* Data section
— START —
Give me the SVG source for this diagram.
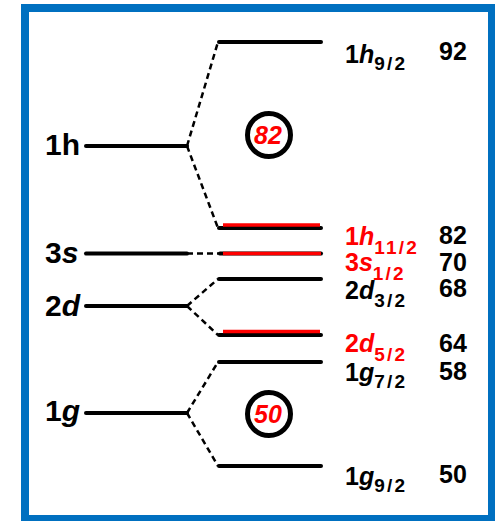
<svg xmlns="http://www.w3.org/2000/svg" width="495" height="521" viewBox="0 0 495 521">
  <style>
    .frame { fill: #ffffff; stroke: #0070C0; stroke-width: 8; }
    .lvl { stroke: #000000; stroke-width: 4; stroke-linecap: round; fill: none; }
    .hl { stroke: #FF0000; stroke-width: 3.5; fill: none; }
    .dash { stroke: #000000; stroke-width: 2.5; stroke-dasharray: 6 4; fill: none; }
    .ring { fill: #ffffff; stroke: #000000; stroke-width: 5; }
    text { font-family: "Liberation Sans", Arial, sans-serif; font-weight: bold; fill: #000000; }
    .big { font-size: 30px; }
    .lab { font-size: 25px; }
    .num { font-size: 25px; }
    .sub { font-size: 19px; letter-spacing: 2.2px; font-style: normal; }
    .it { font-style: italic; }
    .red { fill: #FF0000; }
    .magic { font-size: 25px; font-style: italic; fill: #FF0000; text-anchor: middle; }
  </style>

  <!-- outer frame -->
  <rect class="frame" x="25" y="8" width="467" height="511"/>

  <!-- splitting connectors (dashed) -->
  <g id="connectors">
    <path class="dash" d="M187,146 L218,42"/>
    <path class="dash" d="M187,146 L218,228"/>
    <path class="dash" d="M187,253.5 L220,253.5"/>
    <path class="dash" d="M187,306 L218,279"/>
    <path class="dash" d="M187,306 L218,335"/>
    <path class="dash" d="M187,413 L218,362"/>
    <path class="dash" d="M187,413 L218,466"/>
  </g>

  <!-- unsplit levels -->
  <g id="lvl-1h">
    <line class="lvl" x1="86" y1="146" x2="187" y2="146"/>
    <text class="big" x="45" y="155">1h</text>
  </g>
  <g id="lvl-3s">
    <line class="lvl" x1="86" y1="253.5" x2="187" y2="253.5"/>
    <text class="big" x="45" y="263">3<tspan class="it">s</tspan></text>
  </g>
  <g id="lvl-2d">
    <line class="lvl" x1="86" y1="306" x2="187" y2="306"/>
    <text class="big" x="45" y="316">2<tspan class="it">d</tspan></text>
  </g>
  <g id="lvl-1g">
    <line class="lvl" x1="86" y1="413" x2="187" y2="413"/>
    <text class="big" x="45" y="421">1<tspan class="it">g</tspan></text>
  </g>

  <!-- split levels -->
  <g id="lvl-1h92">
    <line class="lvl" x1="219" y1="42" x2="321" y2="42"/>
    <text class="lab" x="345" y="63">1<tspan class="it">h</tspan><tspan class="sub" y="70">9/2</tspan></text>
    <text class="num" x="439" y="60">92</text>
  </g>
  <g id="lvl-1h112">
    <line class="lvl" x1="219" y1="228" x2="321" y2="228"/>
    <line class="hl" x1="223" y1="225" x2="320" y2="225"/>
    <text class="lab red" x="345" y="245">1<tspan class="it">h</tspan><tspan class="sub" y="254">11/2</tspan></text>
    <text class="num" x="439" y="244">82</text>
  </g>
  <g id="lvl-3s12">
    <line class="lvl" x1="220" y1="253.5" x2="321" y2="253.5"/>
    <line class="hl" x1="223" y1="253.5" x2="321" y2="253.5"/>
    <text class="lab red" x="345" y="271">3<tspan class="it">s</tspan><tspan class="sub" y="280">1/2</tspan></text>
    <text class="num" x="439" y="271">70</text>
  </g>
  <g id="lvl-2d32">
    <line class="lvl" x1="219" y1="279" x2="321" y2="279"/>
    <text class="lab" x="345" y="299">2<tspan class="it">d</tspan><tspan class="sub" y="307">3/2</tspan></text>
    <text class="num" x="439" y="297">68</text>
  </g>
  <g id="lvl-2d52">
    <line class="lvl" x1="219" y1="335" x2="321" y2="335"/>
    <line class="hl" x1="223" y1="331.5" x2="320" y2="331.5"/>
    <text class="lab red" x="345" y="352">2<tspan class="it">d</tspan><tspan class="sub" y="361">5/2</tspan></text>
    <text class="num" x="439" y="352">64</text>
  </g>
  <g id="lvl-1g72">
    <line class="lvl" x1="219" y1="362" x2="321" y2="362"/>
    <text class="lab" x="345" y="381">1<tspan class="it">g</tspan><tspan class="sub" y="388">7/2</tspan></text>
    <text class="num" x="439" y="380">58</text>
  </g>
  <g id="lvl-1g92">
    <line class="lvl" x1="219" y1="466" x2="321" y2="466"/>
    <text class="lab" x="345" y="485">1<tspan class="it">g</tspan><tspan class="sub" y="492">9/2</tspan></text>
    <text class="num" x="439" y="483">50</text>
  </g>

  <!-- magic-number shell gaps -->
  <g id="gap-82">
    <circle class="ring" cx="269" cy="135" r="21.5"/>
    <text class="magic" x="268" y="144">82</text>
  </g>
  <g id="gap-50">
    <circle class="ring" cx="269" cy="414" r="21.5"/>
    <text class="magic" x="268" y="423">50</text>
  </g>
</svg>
— END —
* Written problem
Copy the listing word for word, excluding its pictures.

* Solution below
Give me the SVG source for this diagram.
<svg xmlns="http://www.w3.org/2000/svg" width="495" height="521" viewBox="0 0 495 521">
  <style>
    .frame { fill: #ffffff; stroke: #0070C0; stroke-width: 8; }
    .lvl { stroke: #000000; stroke-width: 4; stroke-linecap: round; fill: none; }
    .hl { stroke: #FF0000; stroke-width: 3.5; fill: none; }
    .dash { stroke: #000000; stroke-width: 2.5; stroke-dasharray: 6 4; fill: none; }
    .ring { fill: #ffffff; stroke: #000000; stroke-width: 5; }
    text { font-family: "Liberation Sans", Arial, sans-serif; font-weight: bold; fill: #000000; }
    .big { font-size: 30px; }
    .lab { font-size: 25px; }
    .num { font-size: 25px; }
    .sub { font-size: 19px; letter-spacing: 2.2px; font-style: normal; }
    .it { font-style: italic; }
    .red { fill: #FF0000; }
    .magic { font-size: 25px; font-style: italic; fill: #FF0000; text-anchor: middle; }
  </style>

  <!-- outer frame -->
  <rect class="frame" x="25" y="8" width="467" height="511"/>

  <!-- splitting connectors (dashed) -->
  <g id="connectors">
    <path class="dash" d="M187,146 L218,42"/>
    <path class="dash" d="M187,146 L218,228"/>
    <path class="dash" d="M187,253.5 L220,253.5"/>
    <path class="dash" d="M187,306 L218,279"/>
    <path class="dash" d="M187,306 L218,335"/>
    <path class="dash" d="M187,413 L218,362"/>
    <path class="dash" d="M187,413 L218,466"/>
  </g>

  <!-- unsplit levels -->
  <g id="lvl-1h">
    <line class="lvl" x1="86" y1="146" x2="187" y2="146"/>
    <text class="big" x="45" y="155">1h</text>
  </g>
  <g id="lvl-3s">
    <line class="lvl" x1="86" y1="253.5" x2="187" y2="253.5"/>
    <text class="big" x="45" y="263">3<tspan class="it">s</tspan></text>
  </g>
  <g id="lvl-2d">
    <line class="lvl" x1="86" y1="306" x2="187" y2="306"/>
    <text class="big" x="45" y="316">2<tspan class="it">d</tspan></text>
  </g>
  <g id="lvl-1g">
    <line class="lvl" x1="86" y1="413" x2="187" y2="413"/>
    <text class="big" x="45" y="421">1<tspan class="it">g</tspan></text>
  </g>

  <!-- split levels -->
  <g id="lvl-1h92">
    <line class="lvl" x1="219" y1="42" x2="321" y2="42"/>
    <text class="lab" x="345" y="63">1<tspan class="it">h</tspan><tspan class="sub" y="70">9/2</tspan></text>
    <text class="num" x="439" y="60">92</text>
  </g>
  <g id="lvl-1h112">
    <line class="lvl" x1="219" y1="228" x2="321" y2="228"/>
    <line class="hl" x1="223" y1="225" x2="320" y2="225"/>
    <text class="lab red" x="345" y="245">1<tspan class="it">h</tspan><tspan class="sub" y="254">11/2</tspan></text>
    <text class="num" x="439" y="244">82</text>
  </g>
  <g id="lvl-3s12">
    <line class="lvl" x1="220" y1="253.5" x2="321" y2="253.5"/>
    <line class="hl" x1="223" y1="253.5" x2="321" y2="253.5"/>
    <text class="lab red" x="345" y="271">3<tspan class="it">s</tspan><tspan class="sub" y="280">1/2</tspan></text>
    <text class="num" x="439" y="271">70</text>
  </g>
  <g id="lvl-2d32">
    <line class="lvl" x1="219" y1="279" x2="321" y2="279"/>
    <text class="lab" x="345" y="299">2<tspan class="it">d</tspan><tspan class="sub" y="307">3/2</tspan></text>
    <text class="num" x="439" y="297">68</text>
  </g>
  <g id="lvl-2d52">
    <line class="lvl" x1="219" y1="335" x2="321" y2="335"/>
    <line class="hl" x1="223" y1="331.5" x2="320" y2="331.5"/>
    <text class="lab red" x="345" y="352">2<tspan class="it">d</tspan><tspan class="sub" y="361">5/2</tspan></text>
    <text class="num" x="439" y="352">64</text>
  </g>
  <g id="lvl-1g72">
    <line class="lvl" x1="219" y1="362" x2="321" y2="362"/>
    <text class="lab" x="345" y="381">1<tspan class="it">g</tspan><tspan class="sub" y="388">7/2</tspan></text>
    <text class="num" x="439" y="380">58</text>
  </g>
  <g id="lvl-1g92">
    <line class="lvl" x1="219" y1="466" x2="321" y2="466"/>
    <text class="lab" x="345" y="485">1<tspan class="it">g</tspan><tspan class="sub" y="492">9/2</tspan></text>
    <text class="num" x="439" y="483">50</text>
  </g>

  <!-- magic-number shell gaps -->
  <g id="gap-82">
    <circle class="ring" cx="269" cy="135" r="21.5"/>
    <text class="magic" x="268" y="144">82</text>
  </g>
  <g id="gap-50">
    <circle class="ring" cx="269" cy="414" r="21.5"/>
    <text class="magic" x="268" y="423">50</text>
  </g>
</svg>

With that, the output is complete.